_Records supplied_:
_ _ _

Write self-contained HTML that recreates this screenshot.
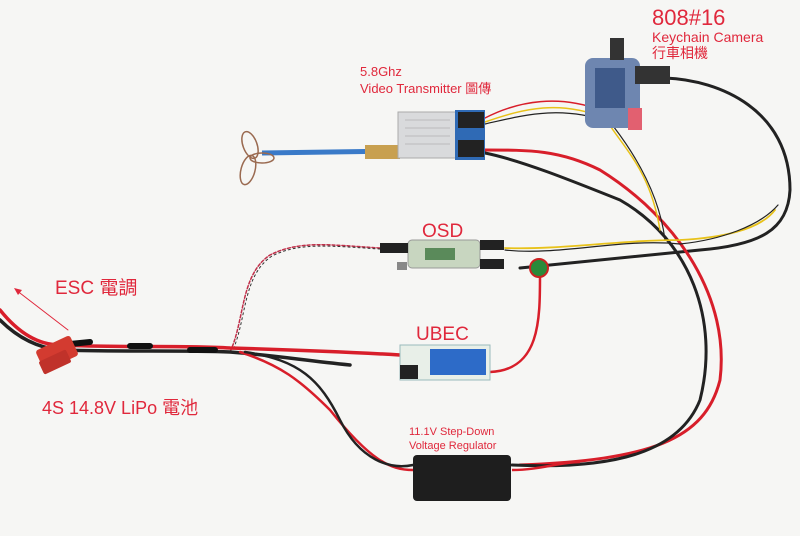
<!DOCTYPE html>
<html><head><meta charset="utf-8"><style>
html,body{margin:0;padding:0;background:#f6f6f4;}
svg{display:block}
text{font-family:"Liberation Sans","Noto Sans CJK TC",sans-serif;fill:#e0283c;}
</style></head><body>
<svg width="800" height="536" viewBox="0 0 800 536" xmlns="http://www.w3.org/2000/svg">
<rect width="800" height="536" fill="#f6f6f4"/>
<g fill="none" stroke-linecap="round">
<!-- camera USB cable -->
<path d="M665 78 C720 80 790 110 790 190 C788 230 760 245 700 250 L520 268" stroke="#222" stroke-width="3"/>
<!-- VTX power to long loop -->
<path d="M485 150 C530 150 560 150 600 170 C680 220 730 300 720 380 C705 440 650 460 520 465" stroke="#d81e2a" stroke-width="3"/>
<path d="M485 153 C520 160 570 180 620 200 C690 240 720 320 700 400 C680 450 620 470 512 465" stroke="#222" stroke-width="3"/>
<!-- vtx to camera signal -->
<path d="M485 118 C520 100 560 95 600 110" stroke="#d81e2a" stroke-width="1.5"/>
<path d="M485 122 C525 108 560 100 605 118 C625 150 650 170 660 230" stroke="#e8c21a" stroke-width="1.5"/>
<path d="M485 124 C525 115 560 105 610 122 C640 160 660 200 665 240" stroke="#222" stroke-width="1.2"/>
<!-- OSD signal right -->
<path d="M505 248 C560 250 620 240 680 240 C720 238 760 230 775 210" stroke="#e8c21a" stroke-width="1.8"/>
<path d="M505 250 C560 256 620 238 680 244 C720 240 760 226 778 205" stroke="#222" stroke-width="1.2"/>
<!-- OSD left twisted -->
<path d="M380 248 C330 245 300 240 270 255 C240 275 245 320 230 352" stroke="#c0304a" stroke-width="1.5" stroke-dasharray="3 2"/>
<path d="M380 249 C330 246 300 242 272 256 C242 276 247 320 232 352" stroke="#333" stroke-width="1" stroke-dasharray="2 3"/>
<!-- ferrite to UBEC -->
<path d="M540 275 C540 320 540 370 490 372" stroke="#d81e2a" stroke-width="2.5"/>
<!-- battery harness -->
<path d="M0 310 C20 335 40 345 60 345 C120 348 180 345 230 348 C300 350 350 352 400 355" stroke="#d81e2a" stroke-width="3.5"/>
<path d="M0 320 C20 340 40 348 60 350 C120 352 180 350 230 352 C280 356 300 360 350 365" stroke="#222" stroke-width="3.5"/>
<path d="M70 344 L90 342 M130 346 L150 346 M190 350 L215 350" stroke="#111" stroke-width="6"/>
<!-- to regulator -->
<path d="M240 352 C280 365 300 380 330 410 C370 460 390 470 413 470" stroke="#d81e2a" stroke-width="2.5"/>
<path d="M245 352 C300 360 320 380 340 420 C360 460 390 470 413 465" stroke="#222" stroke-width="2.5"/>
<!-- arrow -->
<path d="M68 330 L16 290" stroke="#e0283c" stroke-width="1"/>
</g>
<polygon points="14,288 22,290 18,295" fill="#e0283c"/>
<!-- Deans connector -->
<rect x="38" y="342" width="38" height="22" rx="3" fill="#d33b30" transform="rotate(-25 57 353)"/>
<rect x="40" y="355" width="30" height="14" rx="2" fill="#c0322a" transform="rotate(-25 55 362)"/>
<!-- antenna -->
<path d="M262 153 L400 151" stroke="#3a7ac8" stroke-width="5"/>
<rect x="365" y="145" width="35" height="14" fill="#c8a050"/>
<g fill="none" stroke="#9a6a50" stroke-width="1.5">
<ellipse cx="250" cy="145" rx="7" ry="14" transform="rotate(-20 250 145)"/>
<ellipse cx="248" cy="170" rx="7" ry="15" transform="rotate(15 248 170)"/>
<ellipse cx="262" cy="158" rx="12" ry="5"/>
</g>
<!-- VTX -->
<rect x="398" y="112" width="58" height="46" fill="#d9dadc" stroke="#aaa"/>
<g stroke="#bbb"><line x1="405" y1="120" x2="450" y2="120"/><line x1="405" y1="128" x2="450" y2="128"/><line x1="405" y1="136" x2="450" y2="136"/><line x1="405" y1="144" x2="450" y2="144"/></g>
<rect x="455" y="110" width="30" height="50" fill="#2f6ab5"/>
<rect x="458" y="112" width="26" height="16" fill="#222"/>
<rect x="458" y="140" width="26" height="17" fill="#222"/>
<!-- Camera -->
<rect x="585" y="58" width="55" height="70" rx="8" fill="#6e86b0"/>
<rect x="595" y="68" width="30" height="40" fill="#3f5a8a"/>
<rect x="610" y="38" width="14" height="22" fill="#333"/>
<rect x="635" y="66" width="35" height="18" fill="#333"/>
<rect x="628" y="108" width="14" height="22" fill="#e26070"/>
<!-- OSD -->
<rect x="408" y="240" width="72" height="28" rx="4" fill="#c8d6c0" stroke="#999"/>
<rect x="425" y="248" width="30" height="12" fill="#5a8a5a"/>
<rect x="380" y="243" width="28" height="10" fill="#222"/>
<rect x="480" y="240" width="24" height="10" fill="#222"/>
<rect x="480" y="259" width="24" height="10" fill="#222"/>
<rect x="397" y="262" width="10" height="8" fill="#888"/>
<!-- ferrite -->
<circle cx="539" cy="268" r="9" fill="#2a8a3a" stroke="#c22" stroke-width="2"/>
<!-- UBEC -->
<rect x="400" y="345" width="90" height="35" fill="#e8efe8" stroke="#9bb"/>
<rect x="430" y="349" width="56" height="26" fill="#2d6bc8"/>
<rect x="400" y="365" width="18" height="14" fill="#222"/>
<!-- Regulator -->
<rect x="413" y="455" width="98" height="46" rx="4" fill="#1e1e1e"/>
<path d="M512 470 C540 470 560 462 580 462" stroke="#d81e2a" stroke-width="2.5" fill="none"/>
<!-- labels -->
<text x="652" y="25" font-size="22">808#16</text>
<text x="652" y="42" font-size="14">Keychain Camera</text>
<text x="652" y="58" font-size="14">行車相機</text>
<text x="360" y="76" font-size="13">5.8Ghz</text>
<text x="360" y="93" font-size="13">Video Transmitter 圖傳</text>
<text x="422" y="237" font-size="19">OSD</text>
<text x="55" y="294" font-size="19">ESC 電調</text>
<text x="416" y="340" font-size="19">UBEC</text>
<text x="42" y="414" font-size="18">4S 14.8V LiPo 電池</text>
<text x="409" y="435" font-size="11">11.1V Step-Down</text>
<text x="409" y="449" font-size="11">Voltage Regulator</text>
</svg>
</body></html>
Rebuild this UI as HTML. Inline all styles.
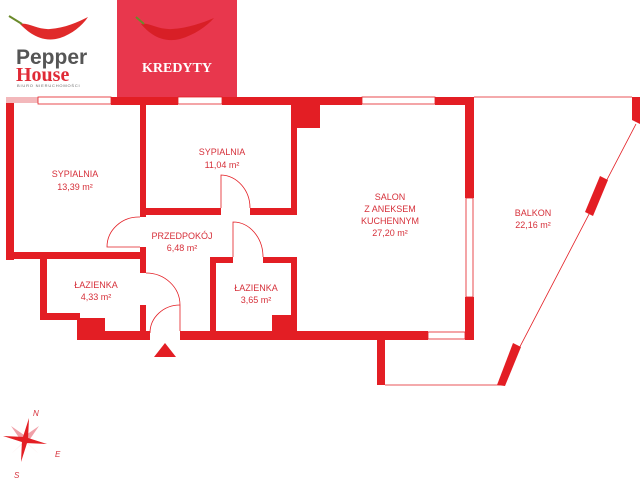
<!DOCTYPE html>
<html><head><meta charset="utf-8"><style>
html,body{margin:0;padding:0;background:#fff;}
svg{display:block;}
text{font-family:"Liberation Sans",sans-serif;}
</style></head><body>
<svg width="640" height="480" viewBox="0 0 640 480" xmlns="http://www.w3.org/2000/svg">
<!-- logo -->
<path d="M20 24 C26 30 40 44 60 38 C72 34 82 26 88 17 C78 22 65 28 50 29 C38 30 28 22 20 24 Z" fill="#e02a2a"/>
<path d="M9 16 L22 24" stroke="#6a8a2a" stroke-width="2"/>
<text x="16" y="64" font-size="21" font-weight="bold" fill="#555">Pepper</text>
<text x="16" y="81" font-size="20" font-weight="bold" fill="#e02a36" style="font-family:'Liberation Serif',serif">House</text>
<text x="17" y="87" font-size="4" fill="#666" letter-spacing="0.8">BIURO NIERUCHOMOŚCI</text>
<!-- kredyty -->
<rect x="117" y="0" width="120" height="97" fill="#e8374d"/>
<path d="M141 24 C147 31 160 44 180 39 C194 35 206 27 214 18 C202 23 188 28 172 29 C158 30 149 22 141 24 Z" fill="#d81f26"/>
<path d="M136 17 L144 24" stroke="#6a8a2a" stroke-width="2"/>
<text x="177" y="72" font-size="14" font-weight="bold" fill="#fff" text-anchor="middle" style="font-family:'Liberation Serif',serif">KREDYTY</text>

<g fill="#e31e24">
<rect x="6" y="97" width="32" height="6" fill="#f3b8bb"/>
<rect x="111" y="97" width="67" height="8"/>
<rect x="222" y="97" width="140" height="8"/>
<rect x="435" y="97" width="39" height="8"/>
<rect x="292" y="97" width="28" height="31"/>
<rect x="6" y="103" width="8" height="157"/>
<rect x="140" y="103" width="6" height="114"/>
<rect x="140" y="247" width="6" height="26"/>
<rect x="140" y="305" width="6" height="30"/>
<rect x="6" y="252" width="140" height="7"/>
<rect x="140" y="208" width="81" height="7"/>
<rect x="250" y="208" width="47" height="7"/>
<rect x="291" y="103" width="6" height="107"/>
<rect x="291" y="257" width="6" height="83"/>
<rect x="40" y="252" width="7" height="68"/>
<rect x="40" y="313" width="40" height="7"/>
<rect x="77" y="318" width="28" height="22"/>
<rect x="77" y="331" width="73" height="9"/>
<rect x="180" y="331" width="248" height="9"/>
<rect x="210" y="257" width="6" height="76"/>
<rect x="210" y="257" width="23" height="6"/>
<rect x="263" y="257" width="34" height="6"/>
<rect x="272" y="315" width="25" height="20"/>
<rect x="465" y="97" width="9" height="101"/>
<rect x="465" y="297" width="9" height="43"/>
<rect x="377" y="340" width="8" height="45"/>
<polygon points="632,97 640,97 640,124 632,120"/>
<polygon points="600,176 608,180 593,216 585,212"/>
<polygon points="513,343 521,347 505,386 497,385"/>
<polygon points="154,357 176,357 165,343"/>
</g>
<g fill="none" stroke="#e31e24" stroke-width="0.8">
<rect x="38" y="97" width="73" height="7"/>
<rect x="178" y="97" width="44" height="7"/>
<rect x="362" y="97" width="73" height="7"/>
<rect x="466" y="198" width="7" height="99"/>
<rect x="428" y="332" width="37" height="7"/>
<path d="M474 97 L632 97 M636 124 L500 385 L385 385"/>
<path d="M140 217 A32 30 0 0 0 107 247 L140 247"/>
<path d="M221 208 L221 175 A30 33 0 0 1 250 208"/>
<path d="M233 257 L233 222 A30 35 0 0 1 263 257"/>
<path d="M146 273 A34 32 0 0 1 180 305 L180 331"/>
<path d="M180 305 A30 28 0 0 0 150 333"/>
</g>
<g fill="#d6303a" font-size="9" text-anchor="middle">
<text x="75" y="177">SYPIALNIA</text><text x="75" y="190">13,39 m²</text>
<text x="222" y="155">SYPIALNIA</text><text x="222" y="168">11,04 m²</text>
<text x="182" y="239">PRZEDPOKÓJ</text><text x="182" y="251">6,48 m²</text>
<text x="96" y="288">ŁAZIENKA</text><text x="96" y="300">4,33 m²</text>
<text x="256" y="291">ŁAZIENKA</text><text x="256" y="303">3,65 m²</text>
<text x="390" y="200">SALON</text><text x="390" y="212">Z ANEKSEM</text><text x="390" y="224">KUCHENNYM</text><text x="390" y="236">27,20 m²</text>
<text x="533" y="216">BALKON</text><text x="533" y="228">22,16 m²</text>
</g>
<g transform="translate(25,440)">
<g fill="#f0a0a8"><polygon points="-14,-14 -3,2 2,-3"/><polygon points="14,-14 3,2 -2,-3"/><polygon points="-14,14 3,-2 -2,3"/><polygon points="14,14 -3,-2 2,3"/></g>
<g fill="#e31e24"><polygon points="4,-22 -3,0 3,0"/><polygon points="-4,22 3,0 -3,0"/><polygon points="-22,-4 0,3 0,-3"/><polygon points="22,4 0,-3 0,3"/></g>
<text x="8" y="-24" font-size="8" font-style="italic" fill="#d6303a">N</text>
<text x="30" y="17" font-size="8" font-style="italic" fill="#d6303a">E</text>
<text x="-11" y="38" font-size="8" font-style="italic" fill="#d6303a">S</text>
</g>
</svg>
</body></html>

_ _ _

_Written task_: In the entries above, find every line with the word "this" and list it.

_Response_:
Write self-contained HTML that recreates this screenshot.
Rebuild this UI as HTML. Inline all styles.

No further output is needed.